Amnesty called on Myanmar to halt restrictions on freedom of movement and restore citizenship to the Rohingya. In February, Reuters reported on the killing of 10 Rohingya men and boys by Rakhine Buddhists and security forces in the village of Inn Din.

Two Reuters journalists were jailed in December in Myanmar while reporting that story and remain in prison in Yangon, facing up to 14 years behind bars for allegedly violating Myanmar's Official Secrets Act.

Meanwhile, a senior Myanmar official has told Western diplomats that a proposal to review a citizenship law that effectively renders most Rohingya Muslims stateless could not be implemented, five people present at the meeting in Denmark in early June told Reuters.

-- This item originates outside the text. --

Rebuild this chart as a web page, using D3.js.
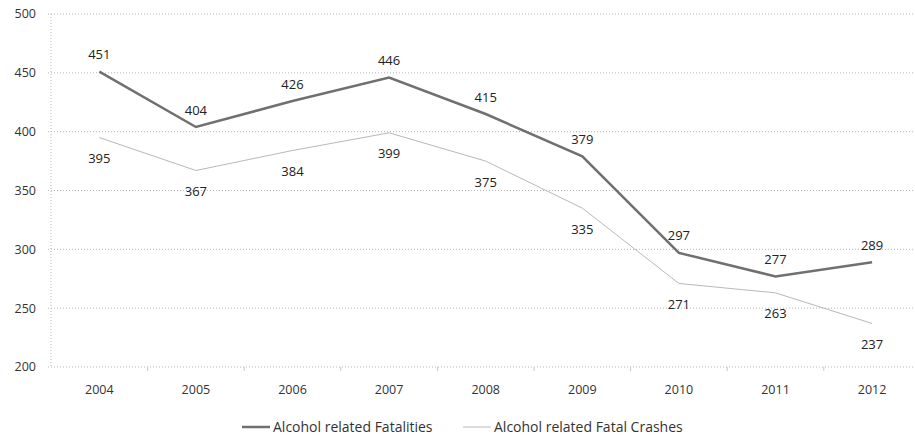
<!DOCTYPE html>
<html>
<head>
<meta charset="utf-8">
<script src="https://cdn.jsdelivr.net/npm/d3@7"></script>
<style>
  body { margin: 0; background: #fff; }
  svg { display: block; font-family: "Open Sans", Lato, sans-serif; }
  .tick-label { font-size: 12.5px; fill: #333; }
  .data-label { font-size: 13px; fill: #222; }
  .legend-label { font-size: 14px; fill: #333; }
</style>
</head>
<body>
<svg id="chart" width="915" height="440"></svg>
<script>
const years = ['2004', '2005', '2006', '2007', '2008', '2009', '2010', '2011', '2012'];
const fatalities = [451, 404, 426, 446, 415, 379, 297, 277, 289];
const fatalCrashes = [395, 367, 384, 399, 375, 335, 271, 263, 237];
const yTicks = [200, 250, 300, 350, 400, 450, 500];

const svg = d3.select('#chart');
const plotLeft = 51, plotTop = 14, plotBottom = 367;

const x = d3.scalePoint()
    .domain(years)
    .range([plotLeft, plotLeft + 9 * 96.6])
    .padding(0.5);

const y = d3.scaleLinear()
    .domain([200, 500])
    .range([plotBottom, plotTop]);

// Gridlines
svg.append('g')
    .selectAll('line')
    .data(yTicks)
    .enter().append('line')
    .attr('x1', plotLeft - 3)
    .attr('x2', 915)
    .attr('y1', d => y(d))
    .attr('y2', d => y(d))
    .attr('stroke', '#b5b5b5')
    .attr('stroke-width', 1)
    .attr('stroke-dasharray', '1,2');

// Y axis line
svg.append('line')
    .attr('x1', plotLeft).attr('x2', plotLeft)
    .attr('y1', plotTop).attr('y2', plotBottom)
    .attr('stroke', '#b5b5b5')
    .attr('stroke-dasharray', '1,2');

// X tick marks at category boundaries
const step = x.step();
svg.append('g')
    .selectAll('line')
    .data(years)
    .enter().append('line')
    .attr('x1', d => x(d) + step / 2)
    .attr('x2', d => x(d) + step / 2)
    .attr('y1', plotBottom)
    .attr('y2', plotBottom + 4)
    .attr('stroke', '#c8c8c8');

// Y tick labels
svg.append('g')
    .selectAll('text')
    .data(yTicks)
    .enter().append('text')
    .attr('class', 'tick-label')
    .attr('x', 36)
    .attr('y', d => y(d))
    .attr('dy', '0.35em')
    .attr('text-anchor', 'end')
    .text(d => d);

// X tick labels
svg.append('g')
    .selectAll('text')
    .data(years)
    .enter().append('text')
    .attr('class', 'tick-label')
    .attr('x', d => x(d))
    .attr('y', 390)
    .attr('dy', '0.35em')
    .attr('text-anchor', 'middle')
    .text(d => d);

const line = d3.line()
    .x((d, i) => x(years[i]))
    .y(d => y(d));

// Fatal crashes (light)
svg.append('path')
    .datum(fatalCrashes)
    .attr('fill', 'none')
    .attr('stroke', '#b8b8b8')
    .attr('stroke-width', 1)
    .attr('d', line);

// Fatalities (dark)
svg.append('path')
    .datum(fatalities)
    .attr('fill', 'none')
    .attr('stroke', '#707070')
    .attr('stroke-width', 2.5)
    .attr('d', line);

// Data labels
svg.append('g')
    .selectAll('text')
    .data(fatalities)
    .enter().append('text')
    .attr('class', 'data-label')
    .attr('x', (d, i) => x(years[i]))
    .attr('y', d => y(d) - 17)
    .attr('dy', '0.35em')
    .attr('text-anchor', 'middle')
    .text(d => d);

svg.append('g')
    .selectAll('text')
    .data(fatalCrashes)
    .enter().append('text')
    .attr('class', 'data-label')
    .attr('x', (d, i) => x(years[i]))
    .attr('y', d => y(d) + 21)
    .attr('dy', '0.35em')
    .attr('text-anchor', 'middle')
    .text(d => d);

// Legend
const legendItems = [
    { label: 'Alcohol related Fatalities', color: '#707070', width: 2.5, x: 242 },
    { label: 'Alcohol related Fatal Crashes', color: '#b8b8b8', width: 1, x: 463 }
];
const legend = svg.append('g')
    .selectAll('g')
    .data(legendItems)
    .enter().append('g')
    .attr('transform', d => `translate(${d.x},427)`);

legend.append('line')
    .attr('x1', 0).attr('x2', 28)
    .attr('stroke', d => d.color)
    .attr('stroke-width', d => d.width);

legend.append('text')
    .attr('class', 'legend-label')
    .attr('x', 31)
    .attr('dy', '0.35em')
    .text(d => d.label);
</script>
</body>
</html>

At a meeting in Copenhagen on June 08, Myanmar's Social Welfare Minister Win Myat Aye told a group of diplomats, analysts and members of a commission chaired by former United Nations Secretary-General Kofi Annan that eight of its recommendations - including one that asks authorities to take steps to amend the 1982 law - were problematic in the current political climate and could not be immediately fulfilled, the people present said.

"He made it very clear that citizenship reform was a non-starter," said one of the people at the meeting.

Amending the law, which largely restricts citizenship to members of what it terms "national races" - the 135 ethnic groups deemed by the state to be indigenous - was a key recommendation of the Annan commission.

The admission by Win Myat Aye, who is overseeing plans for reconstruction in violence-ravaged Rakhine state, casts further doubt on plans to repatriate the roughly 700,000 Rohingya currently sheltering in crowded refugee camps in Bangladesh.

Many Rohingya refugee leaders say they won't return without guarantees of citizenship.